There is no pretense of privity on the part of complainant in any misapplication of the funds of the firm of W. C. Rogers by the managing partner; the argument is, that if investigation had been made by the bank, the contemplated misappropriation would have been discovered, and that the bank had such notice as made it its duty to refuse payment of the checks drawn until investigation could be made.

The remaining objection taken by the administrator to the note of $500, paid by the application of the intestate’s private credit, is that it was not given for a partnership debt, nor for money loaned to the partner (Rogers) in the partnership affairs.
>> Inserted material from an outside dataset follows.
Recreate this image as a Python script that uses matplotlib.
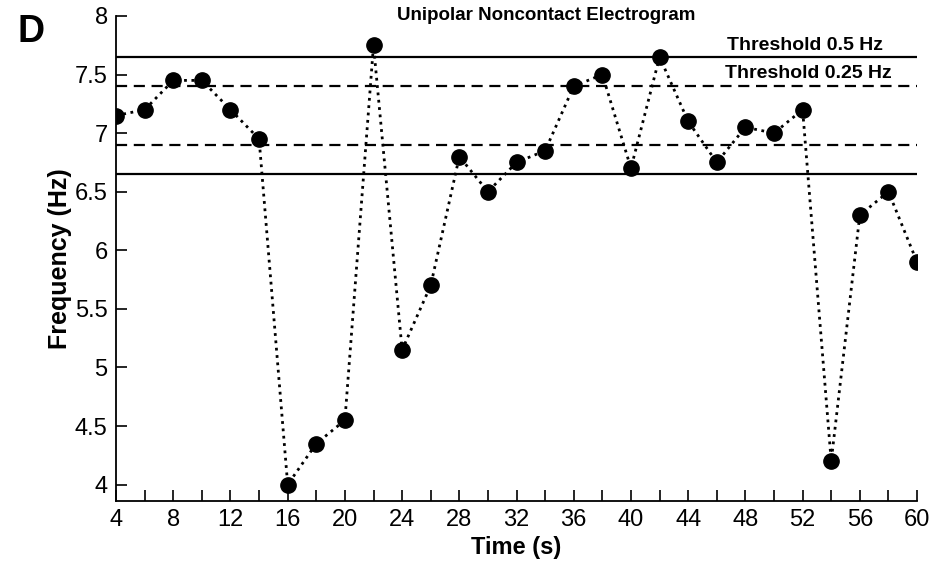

As to $400 of the sum represented by the note, it appears to have been borrowed by Rogers, and actually applied to the payment of commercial debts contracted by the firm in the due course of business. But as to the remaining $100, the objection is well taken. This sum was borrowed by Rogers from the bank to be applied to the payment of the interest then due on the $1500 note executed by himself and Baley, and payable to the bank. The bank knew this to be not a partnership debt, and as the money borrowed was to this extent at once applied to the payment of interest on this note, it was in legal contemplation a loan to Rogers for his own use, and being such the bank was chargeable with knowledge of his want of power to bind his partner. It knew all the facts, and the legal consequences which flowed from them it is conclusively presumed to have known.

The decree is erroneous, in so far as it allowed credit to the bank for this sum,

And for this reason must be reversed. A decree may be entered here for the proper sum. The costs of the appeal to be taxed against appellee; the costs of the court below against appellant.